De facto, a prevenção é uma das apostas que tem de ser feita?

É. Esse é outro eixo em paralelo que estamos a desenvolver. O nosso objetivo é, até dezembro, apresentarmos um primeiro manual de prevenção da violência sexual neste contexto. E, em paralelo, estamos a começar também a pensar materiais pedagógicos para trabalhar especificamente com crianças e com jovens, e também num contexto de investigação, vamos iniciar quatro estudos de investigação em setembro, que vão decorrer durante este próximo ano letivo, para compreendermos melhor esta realidade em Portugal, para que as ações que vamos desenvolvendo sejam especificamente pensadas para a nossa realidade, e para as necessidades que vamos identificando.

E isso não apenas direcionado para a Igreja, será mais abrangente?

Sim, mais abrangente. Inclusivé, temos já pensada aqui uma articulação, por exemplo, com a Direção-Geral da Educação (DGE), de modo a chegarmos também aos professores que estão escolas, não necessariamente católicas.

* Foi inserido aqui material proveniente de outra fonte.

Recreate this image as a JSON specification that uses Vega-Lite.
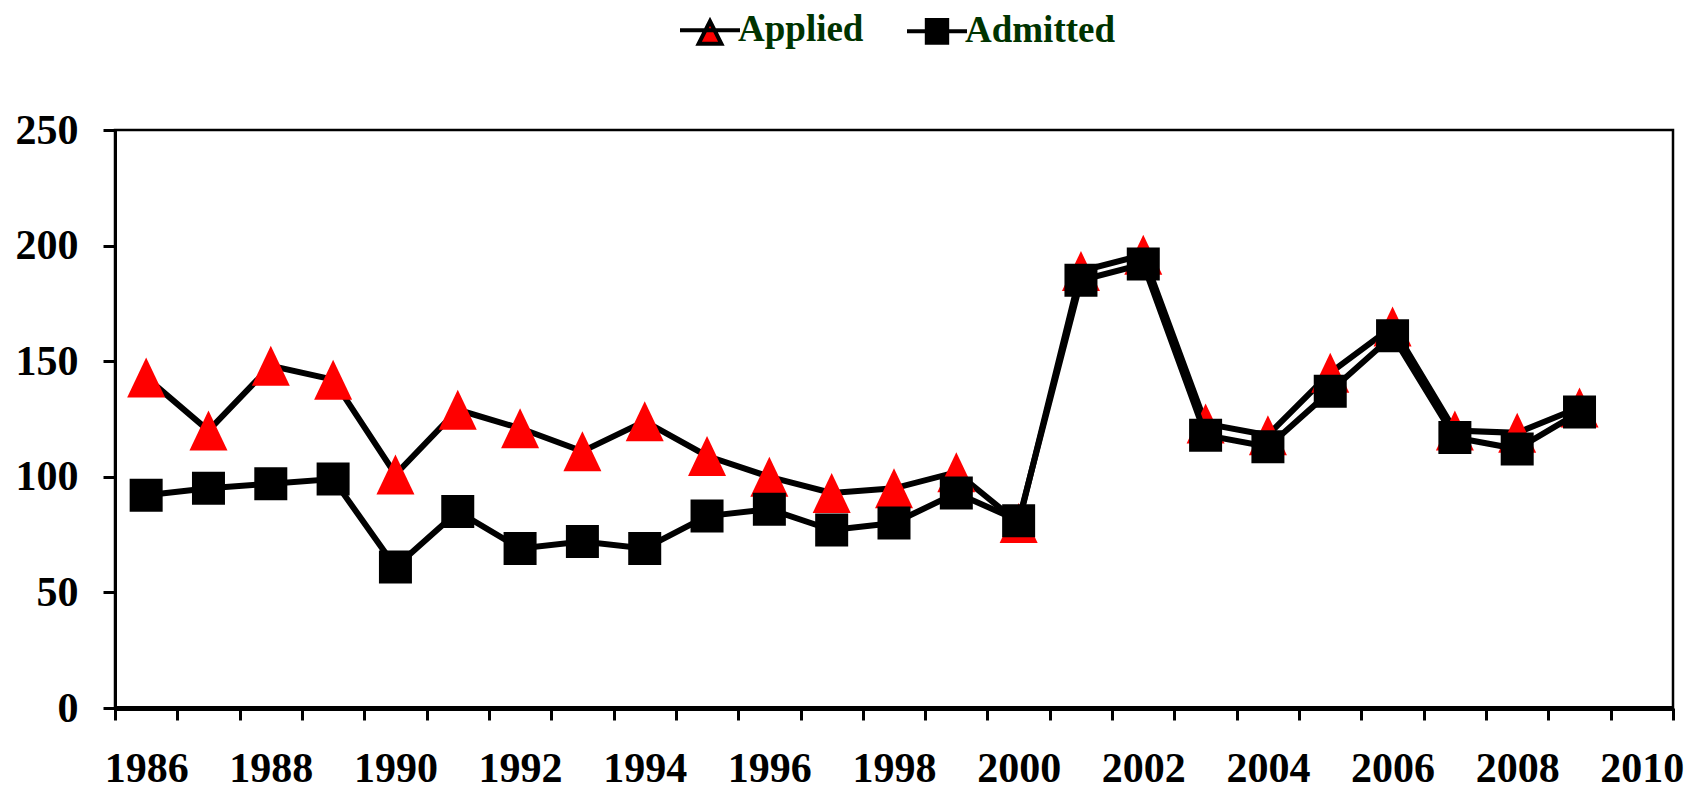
{
  "$schema": "https://vega.github.io/schema/vega-lite/v6.json",
  "autosize": {"type": "none"},
  "padding": {"left": 115, "top": 130, "right": 33, "bottom": 83},
  "width": 1558,
  "height": 578,
  "background": "white",
  "config": {
    "view": {"stroke": "black", "strokeWidth": 2.5},
    "font": "Liberation Serif"
  },
  "data": {
    "values": [
      {"year": 1986, "series": "Applied", "value": 143},
      {"year": 1987, "series": "Applied", "value": 120},
      {"year": 1988, "series": "Applied", "value": 148},
      {"year": 1989, "series": "Applied", "value": 142},
      {"year": 1990, "series": "Applied", "value": 101},
      {"year": 1991, "series": "Applied", "value": 129},
      {"year": 1992, "series": "Applied", "value": 121},
      {"year": 1993, "series": "Applied", "value": 111},
      {"year": 1994, "series": "Applied", "value": 124},
      {"year": 1995, "series": "Applied", "value": 109},
      {"year": 1996, "series": "Applied", "value": 100},
      {"year": 1997, "series": "Applied", "value": 93},
      {"year": 1998, "series": "Applied", "value": 95},
      {"year": 1999, "series": "Applied", "value": 102},
      {"year": 2000, "series": "Applied", "value": 80},
      {"year": 2001, "series": "Applied", "value": 189},
      {"year": 2002, "series": "Applied", "value": 196},
      {"year": 2003, "series": "Applied", "value": 123},
      {"year": 2004, "series": "Applied", "value": 118},
      {"year": 2005, "series": "Applied", "value": 145},
      {"year": 2006, "series": "Applied", "value": 165},
      {"year": 2007, "series": "Applied", "value": 120},
      {"year": 2008, "series": "Applied", "value": 119},
      {"year": 2009, "series": "Applied", "value": 130},
      {"year": 1986, "series": "Admitted", "value": 92},
      {"year": 1987, "series": "Admitted", "value": 95},
      {"year": 1988, "series": "Admitted", "value": 97},
      {"year": 1989, "series": "Admitted", "value": 99},
      {"year": 1990, "series": "Admitted", "value": 61},
      {"year": 1991, "series": "Admitted", "value": 85},
      {"year": 1992, "series": "Admitted", "value": 69},
      {"year": 1993, "series": "Admitted", "value": 72},
      {"year": 1994, "series": "Admitted", "value": 69},
      {"year": 1995, "series": "Admitted", "value": 83},
      {"year": 1996, "series": "Admitted", "value": 86},
      {"year": 1997, "series": "Admitted", "value": 77},
      {"year": 1998, "series": "Admitted", "value": 80},
      {"year": 1999, "series": "Admitted", "value": 93},
      {"year": 2000, "series": "Admitted", "value": 81},
      {"year": 2001, "series": "Admitted", "value": 185},
      {"year": 2002, "series": "Admitted", "value": 192},
      {"year": 2003, "series": "Admitted", "value": 118},
      {"year": 2004, "series": "Admitted", "value": 113},
      {"year": 2005, "series": "Admitted", "value": 137},
      {"year": 2006, "series": "Admitted", "value": 161},
      {"year": 2007, "series": "Admitted", "value": 117},
      {"year": 2008, "series": "Admitted", "value": 112},
      {"year": 2009, "series": "Admitted", "value": 128}
    ]
  },
  "encoding": {
    "x": {
      "field": "year",
      "type": "ordinal",
      "scale": {
        "type": "band",
        "domain": [1986, 1987, 1988, 1989, 1990, 1991, 1992, 1993, 1994, 1995, 1996, 1997, 1998, 1999, 2000, 2001, 2002, 2003, 2004, 2005, 2006, 2007, 2008, 2009, 2010],
        "paddingInner": 0,
        "paddingOuter": 0
      },
      "axis": {
        "title": null,
        "labelExpr": "datum.value % 2 === 0 ? datum.label : ''",
        "labelAngle": 0,
        "tickBand": "extent",
        "tickSize": 12,
        "tickWidth": 3,
        "tickColor": "black",
        "domainColor": "black",
        "domainWidth": 5,
        "labelFont": "Liberation Serif",
        "labelFontSize": 42,
        "labelFontWeight": "bold",
        "labelColor": "black",
        "labelPadding": 28,
        "grid": false
      }
    },
    "y": {
      "field": "value",
      "type": "quantitative",
      "scale": {"domain": [0, 250], "nice": false},
      "axis": {
        "title": null,
        "values": [0, 50, 100, 150, 200, 250],
        "grid": false,
        "tickSize": 12,
        "tickWidth": 3,
        "tickColor": "black",
        "domainColor": "black",
        "domainWidth": 3,
        "labelFont": "Liberation Serif",
        "labelFontSize": 42,
        "labelFontWeight": "bold",
        "labelColor": "black",
        "labelPadding": 25
      }
    }
  },
  "layer": [
    {
      "transform": [{"filter": "false"}],
      "mark": {"type": "point", "filled": true, "opacity": 1, "strokeWidth": 4},
      "encoding": {
        "fill": {
          "field": "series", "type": "nominal",
          "scale": {"domain": ["Applied", "Admitted"], "range": ["#ff0000", "#000000"]},
          "legend": {
            "orient": "none",
            "legendX": 563,
            "legendY": -132,
            "direction": "horizontal",
            "title": null,
            "padding": 0,
            "symbolSize": 3600,
            "symbolStrokeWidth": 4,
            "symbolOpacity": 1,
            "labelFont": "Liberation Serif",
            "labelFontSize": 37,
            "labelFontWeight": "bold",
            "labelColor": "#003300",
            "labelOffset": -4,
            "columnPadding": 35
          }
        },
        "stroke": {
          "field": "series", "type": "nominal",
          "scale": {"domain": ["Applied", "Admitted"], "range": ["#000000", "#000000"]},
          "legend": {
            "orient": "none",
            "legendX": 563,
            "legendY": -132,
            "direction": "horizontal",
            "title": null,
            "padding": 0,
            "symbolSize": 3600,
            "symbolStrokeWidth": 4,
            "symbolOpacity": 1,
            "labelFont": "Liberation Serif",
            "labelFontSize": 37,
            "labelFontWeight": "bold",
            "labelColor": "#003300",
            "labelOffset": -4,
            "columnPadding": 35
          }
        },
        "shape": {
          "field": "series", "type": "nominal",
          "scale": {"domain": ["Applied", "Admitted"], "range": ["M-1,0H1M0,-0.3L0.38,0.45L-0.38,0.45Z", "M-1,0H1M-0.34,-0.38H0.34V0.38H-0.34Z"]},
          "legend": {
            "orient": "none",
            "legendX": 563,
            "legendY": -132,
            "direction": "horizontal",
            "title": null,
            "padding": 0,
            "symbolSize": 3600,
            "symbolStrokeWidth": 4,
            "symbolOpacity": 1,
            "labelFont": "Liberation Serif",
            "labelFontSize": 37,
            "labelFontWeight": "bold",
            "labelColor": "#003300",
            "labelOffset": -4,
            "columnPadding": 35
          }
        }
      }
    },
    {
      "transform": [{"filter": "datum.series === 'Applied'"}],
      "mark": {"type": "line", "color": "black", "strokeWidth": 6}
    },
    {
      "transform": [{"filter": "datum.series === 'Applied'"}],
      "mark": {"type": "point", "filled": true, "opacity": 1, "size": 1600, "strokeWidth": 0, "shape": "M0,-1L0.95,1L-0.95,1Z", "color": "#ff0000"}
    },
    {
      "transform": [{"filter": "datum.series === 'Admitted'"}],
      "mark": {"type": "line", "color": "black", "strokeWidth": 6}
    },
    {
      "transform": [{"filter": "datum.series === 'Admitted'"}],
      "mark": {"type": "point", "filled": true, "opacity": 1, "size": 1089, "strokeWidth": 0, "shape": "square", "color": "#000000"}
    }
  ]
}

Estamos também articulados com a APEC, a Associação Portuguesa de Escolas Católicas, mas em paralelo com a DGE, portanto, o objetivo é mais ambicioso: é chegar ao maior universo possível de crianças e jovens, e aos cuidadores e adultos que com elas convivem, porque a prevenção pensada de uma maneira universal, exige este olhar mais macro, mais amplo.